Write each line of the material exactly as given, from the top through the line that contains "105, bottom: 313", and omit all pictures.

Items from a dataset:
*****

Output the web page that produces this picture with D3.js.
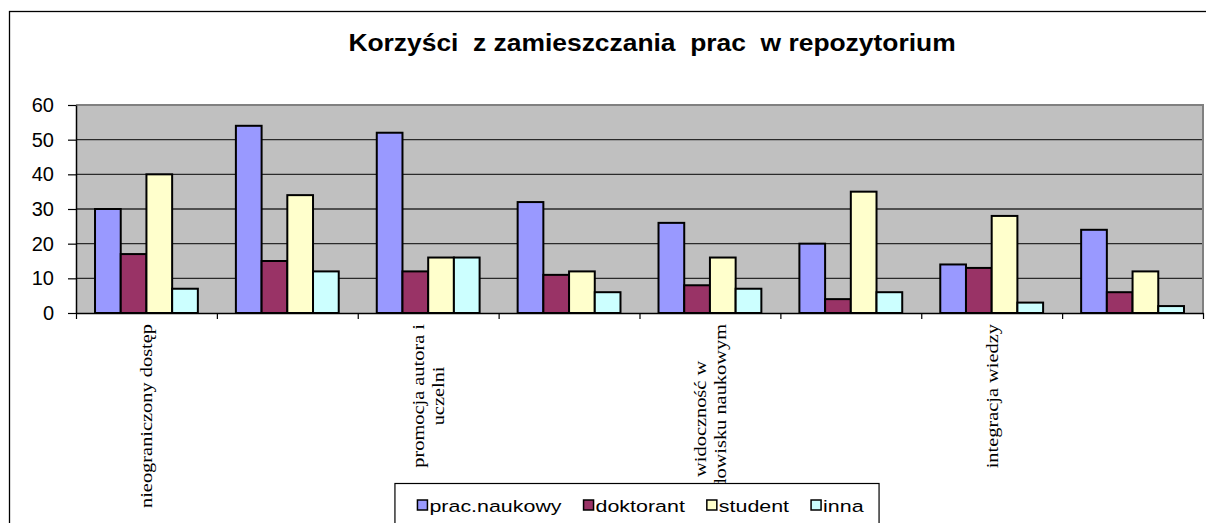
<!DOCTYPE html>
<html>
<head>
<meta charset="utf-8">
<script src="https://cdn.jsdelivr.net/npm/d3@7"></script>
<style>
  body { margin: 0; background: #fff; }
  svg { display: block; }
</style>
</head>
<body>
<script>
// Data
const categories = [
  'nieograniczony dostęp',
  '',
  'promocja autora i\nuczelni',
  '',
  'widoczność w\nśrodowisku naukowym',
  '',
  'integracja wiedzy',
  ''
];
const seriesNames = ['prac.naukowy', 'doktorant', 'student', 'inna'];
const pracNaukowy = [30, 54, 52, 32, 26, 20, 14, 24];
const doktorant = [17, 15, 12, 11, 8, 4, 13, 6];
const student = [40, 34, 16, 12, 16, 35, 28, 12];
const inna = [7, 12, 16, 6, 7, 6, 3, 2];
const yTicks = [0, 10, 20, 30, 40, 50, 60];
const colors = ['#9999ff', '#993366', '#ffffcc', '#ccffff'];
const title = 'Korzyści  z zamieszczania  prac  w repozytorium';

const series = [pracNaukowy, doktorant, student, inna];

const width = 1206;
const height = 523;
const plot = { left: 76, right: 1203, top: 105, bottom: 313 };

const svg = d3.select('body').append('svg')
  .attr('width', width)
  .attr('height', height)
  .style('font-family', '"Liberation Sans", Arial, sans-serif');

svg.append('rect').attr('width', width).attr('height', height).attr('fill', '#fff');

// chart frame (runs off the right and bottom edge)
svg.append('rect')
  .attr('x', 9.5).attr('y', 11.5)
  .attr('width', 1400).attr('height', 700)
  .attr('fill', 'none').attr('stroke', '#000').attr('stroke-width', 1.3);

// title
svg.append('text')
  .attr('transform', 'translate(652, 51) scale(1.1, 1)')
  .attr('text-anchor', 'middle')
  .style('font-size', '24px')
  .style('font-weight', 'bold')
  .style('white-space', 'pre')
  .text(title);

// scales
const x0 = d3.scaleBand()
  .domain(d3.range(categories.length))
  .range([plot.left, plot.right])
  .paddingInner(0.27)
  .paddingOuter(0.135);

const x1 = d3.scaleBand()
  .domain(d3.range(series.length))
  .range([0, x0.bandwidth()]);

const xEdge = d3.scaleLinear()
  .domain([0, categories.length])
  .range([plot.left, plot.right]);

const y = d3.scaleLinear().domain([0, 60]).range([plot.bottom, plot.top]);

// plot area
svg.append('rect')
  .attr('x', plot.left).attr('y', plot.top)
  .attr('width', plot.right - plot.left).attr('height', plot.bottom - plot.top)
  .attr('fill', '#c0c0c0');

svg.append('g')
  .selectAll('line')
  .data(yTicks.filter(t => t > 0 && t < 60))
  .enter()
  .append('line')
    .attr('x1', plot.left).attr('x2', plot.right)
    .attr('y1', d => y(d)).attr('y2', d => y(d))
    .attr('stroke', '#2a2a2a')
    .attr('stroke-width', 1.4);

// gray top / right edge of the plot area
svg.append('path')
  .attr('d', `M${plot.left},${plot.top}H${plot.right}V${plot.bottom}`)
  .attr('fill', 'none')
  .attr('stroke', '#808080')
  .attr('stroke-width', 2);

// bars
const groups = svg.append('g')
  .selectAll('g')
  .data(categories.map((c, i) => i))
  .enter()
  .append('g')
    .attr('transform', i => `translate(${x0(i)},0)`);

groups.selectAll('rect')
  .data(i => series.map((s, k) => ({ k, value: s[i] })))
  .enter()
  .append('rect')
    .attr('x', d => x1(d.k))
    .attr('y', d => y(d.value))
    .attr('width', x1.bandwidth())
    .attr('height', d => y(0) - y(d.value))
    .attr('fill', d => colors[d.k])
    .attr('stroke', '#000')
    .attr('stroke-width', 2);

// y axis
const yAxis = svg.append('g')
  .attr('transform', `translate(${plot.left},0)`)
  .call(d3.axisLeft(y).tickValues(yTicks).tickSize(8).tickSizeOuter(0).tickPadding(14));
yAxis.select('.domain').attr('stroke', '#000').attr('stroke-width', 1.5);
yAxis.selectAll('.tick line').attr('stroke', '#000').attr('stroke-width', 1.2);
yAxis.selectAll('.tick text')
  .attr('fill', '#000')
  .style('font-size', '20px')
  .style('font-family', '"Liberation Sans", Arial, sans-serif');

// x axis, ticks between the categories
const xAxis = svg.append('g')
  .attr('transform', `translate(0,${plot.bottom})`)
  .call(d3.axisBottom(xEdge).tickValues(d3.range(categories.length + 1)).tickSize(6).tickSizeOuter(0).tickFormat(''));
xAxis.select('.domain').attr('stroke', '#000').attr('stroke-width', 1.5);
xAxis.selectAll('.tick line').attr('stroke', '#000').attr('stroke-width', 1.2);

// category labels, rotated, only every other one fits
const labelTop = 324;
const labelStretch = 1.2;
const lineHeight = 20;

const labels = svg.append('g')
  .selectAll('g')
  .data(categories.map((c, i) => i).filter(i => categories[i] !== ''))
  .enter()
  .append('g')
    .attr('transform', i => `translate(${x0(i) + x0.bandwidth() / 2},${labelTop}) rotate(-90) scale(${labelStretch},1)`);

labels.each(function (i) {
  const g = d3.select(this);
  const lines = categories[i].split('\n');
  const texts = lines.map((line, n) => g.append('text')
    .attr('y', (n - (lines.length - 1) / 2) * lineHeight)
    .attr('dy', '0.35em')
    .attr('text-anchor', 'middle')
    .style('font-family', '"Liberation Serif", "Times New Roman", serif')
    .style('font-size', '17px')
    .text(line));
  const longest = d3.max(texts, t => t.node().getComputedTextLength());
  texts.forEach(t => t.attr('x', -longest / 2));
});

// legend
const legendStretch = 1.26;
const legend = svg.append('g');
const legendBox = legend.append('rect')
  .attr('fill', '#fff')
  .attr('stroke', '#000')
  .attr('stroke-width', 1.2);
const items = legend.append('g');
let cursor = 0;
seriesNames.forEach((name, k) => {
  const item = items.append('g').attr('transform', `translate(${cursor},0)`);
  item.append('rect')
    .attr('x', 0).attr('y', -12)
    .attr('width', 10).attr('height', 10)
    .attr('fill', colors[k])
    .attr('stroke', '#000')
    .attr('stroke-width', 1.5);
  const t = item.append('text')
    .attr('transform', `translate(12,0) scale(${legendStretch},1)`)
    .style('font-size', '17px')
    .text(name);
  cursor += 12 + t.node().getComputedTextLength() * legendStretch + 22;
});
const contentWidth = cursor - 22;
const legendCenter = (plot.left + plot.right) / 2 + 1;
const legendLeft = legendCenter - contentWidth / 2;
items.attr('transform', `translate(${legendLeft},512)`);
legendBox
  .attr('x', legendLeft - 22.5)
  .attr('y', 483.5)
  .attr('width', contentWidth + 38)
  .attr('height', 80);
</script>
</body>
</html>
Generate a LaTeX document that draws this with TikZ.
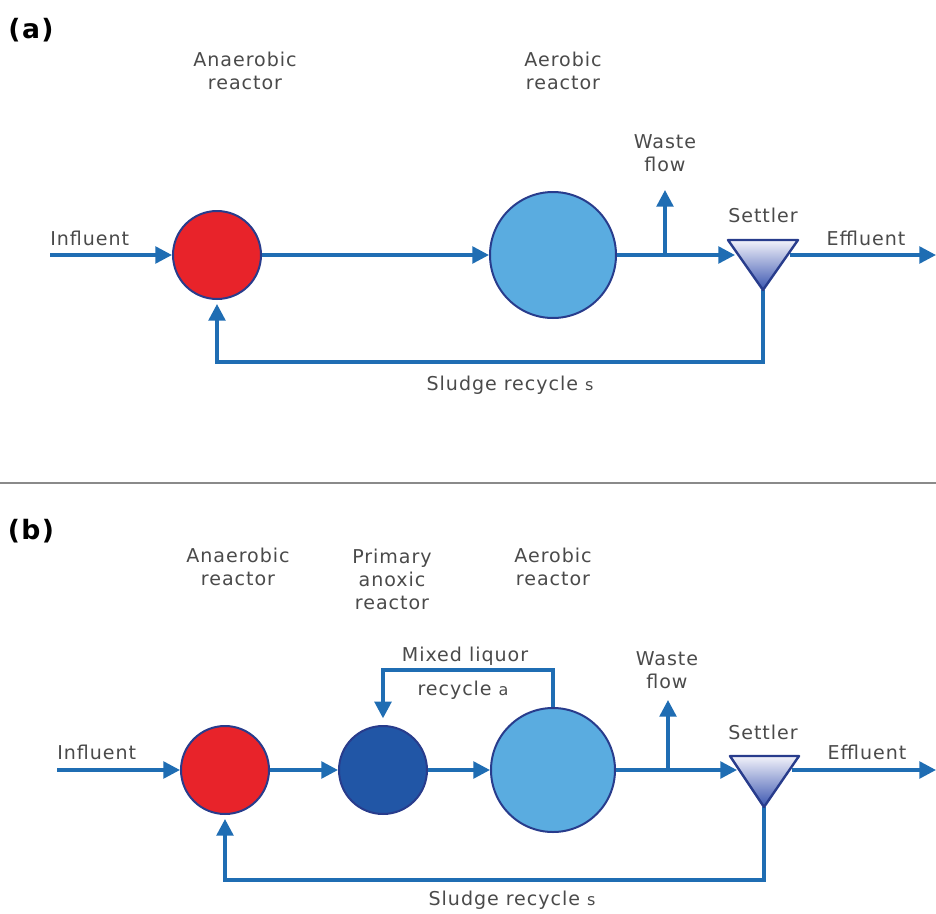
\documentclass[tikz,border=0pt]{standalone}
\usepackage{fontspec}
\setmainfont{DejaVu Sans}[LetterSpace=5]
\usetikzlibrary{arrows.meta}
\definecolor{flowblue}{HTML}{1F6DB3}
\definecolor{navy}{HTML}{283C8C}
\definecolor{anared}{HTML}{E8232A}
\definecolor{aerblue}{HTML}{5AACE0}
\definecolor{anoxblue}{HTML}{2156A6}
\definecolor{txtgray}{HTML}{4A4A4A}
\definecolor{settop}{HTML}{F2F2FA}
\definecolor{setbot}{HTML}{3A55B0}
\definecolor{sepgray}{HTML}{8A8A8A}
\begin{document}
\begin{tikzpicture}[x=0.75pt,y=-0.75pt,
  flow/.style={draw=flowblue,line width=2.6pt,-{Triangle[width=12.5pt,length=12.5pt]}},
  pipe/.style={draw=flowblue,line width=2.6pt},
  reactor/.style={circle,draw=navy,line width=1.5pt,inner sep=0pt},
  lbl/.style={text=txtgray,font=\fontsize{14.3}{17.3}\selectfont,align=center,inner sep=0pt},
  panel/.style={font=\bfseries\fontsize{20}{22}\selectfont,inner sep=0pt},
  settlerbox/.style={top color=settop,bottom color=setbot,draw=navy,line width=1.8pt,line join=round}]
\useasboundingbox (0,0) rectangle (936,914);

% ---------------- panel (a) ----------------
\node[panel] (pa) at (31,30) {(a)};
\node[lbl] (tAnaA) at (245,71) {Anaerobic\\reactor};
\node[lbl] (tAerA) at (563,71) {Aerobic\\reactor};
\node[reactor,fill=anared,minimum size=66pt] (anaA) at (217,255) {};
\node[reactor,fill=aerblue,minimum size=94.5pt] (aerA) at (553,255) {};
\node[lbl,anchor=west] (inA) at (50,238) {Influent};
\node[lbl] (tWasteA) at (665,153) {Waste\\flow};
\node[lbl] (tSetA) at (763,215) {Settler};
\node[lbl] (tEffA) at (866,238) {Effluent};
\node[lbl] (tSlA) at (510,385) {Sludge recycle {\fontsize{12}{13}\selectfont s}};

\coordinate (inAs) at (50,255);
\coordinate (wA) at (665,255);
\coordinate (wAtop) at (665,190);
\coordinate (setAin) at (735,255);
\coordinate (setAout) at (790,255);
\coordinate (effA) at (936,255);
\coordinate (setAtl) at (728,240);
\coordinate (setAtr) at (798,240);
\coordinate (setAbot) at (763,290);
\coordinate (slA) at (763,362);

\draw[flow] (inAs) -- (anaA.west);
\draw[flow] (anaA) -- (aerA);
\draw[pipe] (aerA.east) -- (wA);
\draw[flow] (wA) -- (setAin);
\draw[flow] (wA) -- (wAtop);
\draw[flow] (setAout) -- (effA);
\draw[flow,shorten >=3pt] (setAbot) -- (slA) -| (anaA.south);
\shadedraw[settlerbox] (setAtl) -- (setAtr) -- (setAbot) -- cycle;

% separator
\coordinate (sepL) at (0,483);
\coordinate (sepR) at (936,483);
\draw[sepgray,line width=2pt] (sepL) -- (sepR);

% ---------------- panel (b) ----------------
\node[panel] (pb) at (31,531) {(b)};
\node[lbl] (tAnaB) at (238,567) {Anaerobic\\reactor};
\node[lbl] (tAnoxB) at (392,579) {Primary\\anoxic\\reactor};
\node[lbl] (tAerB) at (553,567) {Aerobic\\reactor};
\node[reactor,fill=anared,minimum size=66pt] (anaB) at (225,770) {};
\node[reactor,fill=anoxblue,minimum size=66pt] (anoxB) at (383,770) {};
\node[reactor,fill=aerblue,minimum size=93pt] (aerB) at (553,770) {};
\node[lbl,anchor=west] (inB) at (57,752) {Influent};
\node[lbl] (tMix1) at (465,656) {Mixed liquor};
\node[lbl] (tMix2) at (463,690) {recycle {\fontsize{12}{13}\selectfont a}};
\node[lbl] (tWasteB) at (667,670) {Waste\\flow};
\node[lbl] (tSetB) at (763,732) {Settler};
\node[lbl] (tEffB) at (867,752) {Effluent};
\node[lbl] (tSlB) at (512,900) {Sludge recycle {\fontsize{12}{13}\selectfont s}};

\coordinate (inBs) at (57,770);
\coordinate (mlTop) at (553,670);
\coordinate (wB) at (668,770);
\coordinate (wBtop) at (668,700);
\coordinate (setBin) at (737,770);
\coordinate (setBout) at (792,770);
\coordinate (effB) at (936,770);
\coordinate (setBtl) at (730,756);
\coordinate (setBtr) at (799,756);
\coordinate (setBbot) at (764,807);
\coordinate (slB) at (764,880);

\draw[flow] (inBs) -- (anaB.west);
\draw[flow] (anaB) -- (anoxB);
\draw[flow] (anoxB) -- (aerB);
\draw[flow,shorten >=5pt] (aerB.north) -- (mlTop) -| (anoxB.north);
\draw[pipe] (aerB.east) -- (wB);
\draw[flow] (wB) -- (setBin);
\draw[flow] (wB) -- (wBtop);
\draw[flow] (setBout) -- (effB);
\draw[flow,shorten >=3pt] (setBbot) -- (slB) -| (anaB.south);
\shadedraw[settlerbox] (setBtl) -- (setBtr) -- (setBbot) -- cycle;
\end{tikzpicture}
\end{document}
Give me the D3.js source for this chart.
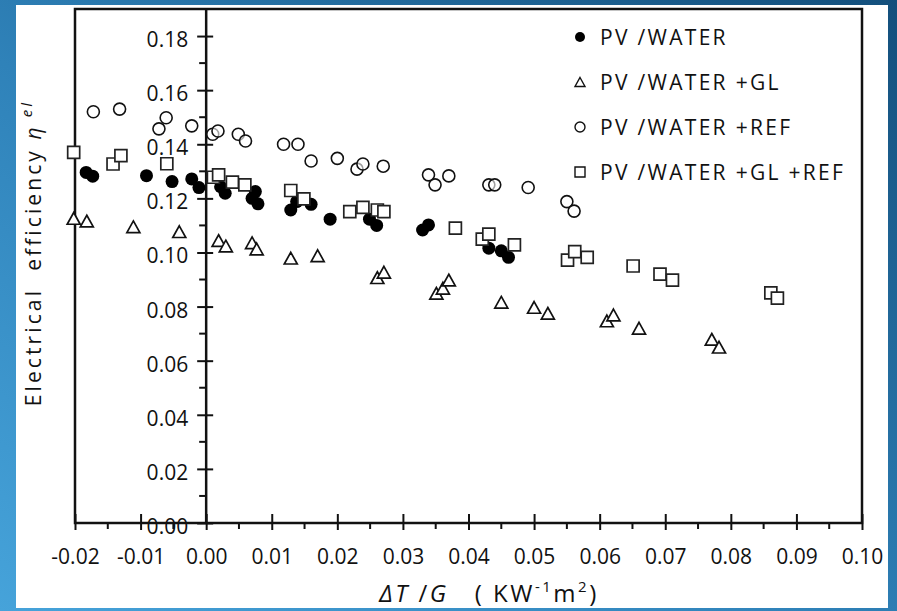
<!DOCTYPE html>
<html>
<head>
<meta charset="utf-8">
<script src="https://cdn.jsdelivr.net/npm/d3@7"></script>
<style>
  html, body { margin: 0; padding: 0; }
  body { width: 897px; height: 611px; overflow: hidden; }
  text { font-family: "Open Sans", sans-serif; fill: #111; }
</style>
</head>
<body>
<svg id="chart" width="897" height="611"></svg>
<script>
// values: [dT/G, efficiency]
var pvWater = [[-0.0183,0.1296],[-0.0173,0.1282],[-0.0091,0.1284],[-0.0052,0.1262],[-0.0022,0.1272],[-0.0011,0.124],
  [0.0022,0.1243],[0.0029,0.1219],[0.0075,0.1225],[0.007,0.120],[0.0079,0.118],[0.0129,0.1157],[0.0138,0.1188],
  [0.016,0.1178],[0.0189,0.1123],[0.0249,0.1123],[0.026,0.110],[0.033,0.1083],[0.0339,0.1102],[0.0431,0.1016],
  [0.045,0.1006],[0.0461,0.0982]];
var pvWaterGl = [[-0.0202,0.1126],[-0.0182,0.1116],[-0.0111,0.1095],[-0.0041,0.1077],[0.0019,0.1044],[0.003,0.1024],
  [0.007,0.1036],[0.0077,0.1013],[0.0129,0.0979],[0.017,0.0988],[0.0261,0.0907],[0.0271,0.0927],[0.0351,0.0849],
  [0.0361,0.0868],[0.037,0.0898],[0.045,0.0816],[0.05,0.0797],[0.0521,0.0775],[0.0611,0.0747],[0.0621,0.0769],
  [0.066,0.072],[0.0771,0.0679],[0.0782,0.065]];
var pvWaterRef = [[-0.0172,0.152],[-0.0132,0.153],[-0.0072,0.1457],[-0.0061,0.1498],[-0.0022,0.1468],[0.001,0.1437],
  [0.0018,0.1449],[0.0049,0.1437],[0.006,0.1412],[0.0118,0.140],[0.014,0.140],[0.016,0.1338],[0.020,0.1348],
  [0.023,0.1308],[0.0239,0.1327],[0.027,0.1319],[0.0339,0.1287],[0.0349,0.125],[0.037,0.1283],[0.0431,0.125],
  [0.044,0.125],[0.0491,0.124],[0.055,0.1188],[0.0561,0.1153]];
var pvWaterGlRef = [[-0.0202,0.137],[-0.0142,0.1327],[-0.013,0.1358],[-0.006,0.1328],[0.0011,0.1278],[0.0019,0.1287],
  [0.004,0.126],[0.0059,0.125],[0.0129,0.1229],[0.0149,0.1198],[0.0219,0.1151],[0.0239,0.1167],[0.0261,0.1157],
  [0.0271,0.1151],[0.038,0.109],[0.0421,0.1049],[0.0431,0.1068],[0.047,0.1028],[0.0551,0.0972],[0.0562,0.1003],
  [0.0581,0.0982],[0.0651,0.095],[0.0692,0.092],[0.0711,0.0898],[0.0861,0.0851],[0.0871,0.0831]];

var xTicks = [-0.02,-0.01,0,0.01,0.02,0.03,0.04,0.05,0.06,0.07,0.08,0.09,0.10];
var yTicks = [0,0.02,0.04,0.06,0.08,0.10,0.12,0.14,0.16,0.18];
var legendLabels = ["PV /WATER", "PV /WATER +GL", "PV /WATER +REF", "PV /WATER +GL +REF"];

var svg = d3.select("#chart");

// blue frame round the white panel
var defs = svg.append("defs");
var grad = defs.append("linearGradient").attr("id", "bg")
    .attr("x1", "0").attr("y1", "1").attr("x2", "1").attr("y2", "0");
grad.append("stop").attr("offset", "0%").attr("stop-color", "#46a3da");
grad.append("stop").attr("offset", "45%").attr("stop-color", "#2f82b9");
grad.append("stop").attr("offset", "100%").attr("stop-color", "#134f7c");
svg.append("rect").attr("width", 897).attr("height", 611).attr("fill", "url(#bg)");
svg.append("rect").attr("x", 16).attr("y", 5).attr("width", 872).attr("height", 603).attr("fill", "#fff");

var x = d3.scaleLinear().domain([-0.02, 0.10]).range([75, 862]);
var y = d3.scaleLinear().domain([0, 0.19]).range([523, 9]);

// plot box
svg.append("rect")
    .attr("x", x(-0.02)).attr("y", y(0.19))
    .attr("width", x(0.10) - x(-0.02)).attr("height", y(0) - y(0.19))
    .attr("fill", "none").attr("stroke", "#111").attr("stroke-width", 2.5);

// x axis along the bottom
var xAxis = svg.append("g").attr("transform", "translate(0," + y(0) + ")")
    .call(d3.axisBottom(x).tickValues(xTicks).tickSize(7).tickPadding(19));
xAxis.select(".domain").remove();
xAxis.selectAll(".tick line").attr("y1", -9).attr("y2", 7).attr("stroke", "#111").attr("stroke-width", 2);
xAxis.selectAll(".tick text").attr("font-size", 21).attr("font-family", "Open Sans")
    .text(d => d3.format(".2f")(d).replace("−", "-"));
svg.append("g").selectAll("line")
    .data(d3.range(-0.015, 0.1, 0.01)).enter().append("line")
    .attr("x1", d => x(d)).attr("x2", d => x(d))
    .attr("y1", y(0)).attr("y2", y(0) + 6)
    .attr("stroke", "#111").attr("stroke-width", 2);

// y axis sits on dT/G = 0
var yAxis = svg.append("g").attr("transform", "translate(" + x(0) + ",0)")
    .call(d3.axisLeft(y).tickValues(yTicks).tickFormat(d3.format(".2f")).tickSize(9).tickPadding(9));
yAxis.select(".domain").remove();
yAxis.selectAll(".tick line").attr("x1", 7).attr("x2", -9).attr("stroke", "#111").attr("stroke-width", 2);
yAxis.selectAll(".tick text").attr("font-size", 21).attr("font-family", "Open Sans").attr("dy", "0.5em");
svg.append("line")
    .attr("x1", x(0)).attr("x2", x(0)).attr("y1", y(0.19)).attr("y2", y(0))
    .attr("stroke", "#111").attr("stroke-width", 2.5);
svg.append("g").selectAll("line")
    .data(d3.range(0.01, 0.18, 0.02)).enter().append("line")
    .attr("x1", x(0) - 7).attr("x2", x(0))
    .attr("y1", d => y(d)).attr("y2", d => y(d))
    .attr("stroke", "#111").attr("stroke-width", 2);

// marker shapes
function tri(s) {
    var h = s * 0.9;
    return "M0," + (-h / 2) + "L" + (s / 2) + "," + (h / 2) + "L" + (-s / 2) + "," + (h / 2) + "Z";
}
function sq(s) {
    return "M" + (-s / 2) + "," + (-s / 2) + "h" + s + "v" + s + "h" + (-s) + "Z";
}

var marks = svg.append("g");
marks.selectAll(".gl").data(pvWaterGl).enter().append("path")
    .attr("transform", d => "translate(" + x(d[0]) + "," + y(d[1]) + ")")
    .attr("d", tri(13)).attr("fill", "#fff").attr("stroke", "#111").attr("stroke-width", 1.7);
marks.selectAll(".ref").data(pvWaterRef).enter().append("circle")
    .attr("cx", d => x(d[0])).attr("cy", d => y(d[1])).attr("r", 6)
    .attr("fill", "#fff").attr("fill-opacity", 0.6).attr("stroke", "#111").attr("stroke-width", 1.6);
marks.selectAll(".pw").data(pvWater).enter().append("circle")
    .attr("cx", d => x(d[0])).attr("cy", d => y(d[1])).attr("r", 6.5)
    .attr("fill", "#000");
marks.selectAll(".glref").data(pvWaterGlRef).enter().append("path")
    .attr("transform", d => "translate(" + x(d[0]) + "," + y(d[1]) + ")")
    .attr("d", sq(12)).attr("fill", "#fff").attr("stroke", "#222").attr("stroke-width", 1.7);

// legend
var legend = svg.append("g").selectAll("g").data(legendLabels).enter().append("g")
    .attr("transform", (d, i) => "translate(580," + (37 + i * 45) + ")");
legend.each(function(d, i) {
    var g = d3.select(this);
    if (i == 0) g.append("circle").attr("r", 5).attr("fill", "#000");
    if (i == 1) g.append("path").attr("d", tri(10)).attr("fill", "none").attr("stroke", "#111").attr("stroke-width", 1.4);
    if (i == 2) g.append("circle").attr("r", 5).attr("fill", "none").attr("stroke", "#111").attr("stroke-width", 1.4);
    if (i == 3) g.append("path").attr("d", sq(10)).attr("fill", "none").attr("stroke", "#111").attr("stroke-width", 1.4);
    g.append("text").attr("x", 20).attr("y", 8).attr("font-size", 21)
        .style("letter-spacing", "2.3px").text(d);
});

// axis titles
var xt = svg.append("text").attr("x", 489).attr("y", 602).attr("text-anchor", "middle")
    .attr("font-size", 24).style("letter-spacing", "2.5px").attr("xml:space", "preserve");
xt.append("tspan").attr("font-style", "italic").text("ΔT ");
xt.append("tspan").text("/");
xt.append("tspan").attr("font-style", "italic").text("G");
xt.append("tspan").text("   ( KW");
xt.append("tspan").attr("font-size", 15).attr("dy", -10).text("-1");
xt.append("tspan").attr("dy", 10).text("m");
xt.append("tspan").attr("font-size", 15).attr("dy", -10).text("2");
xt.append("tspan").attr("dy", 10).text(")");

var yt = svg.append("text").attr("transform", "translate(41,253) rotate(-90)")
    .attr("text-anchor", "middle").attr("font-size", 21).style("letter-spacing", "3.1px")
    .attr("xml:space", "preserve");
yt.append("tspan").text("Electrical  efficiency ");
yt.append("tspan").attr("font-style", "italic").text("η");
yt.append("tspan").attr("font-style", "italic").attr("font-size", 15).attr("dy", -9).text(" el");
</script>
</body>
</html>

*****

EXERCISE SOLUTION:
Output the web page that produces this picture with D3.js.
<!DOCTYPE html>
<html>
<head>
<meta charset="utf-8">
<script src="https://cdn.jsdelivr.net/npm/d3@7"></script>
<style>
  body { margin: 0; background: #fff; }
  svg { display: block; }
</style>
</head>
<body>
<script>
// Data
const categories = [
  'nieograniczony dostęp',
  '',
  'promocja autora i\nuczelni',
  '',
  'widoczność w\nśrodowisku naukowym',
  '',
  'integracja wiedzy',
  ''
];
const seriesNames = ['prac.naukowy', 'doktorant', 'student', 'inna'];
const pracNaukowy = [30, 54, 52, 32, 26, 20, 14, 24];
const doktorant = [17, 15, 12, 11, 8, 4, 13, 6];
const student = [40, 34, 16, 12, 16, 35, 28, 12];
const inna = [7, 12, 16, 6, 7, 6, 3, 2];
const yTicks = [0, 10, 20, 30, 40, 50, 60];
const colors = ['#9999ff', '#993366', '#ffffcc', '#ccffff'];
const title = 'Korzyści  z zamieszczania  prac  w repozytorium';

const series = [pracNaukowy, doktorant, student, inna];

const width = 1206;
const height = 523;
const plot = { left: 76, right: 1203, top: 105, bottom: 313 };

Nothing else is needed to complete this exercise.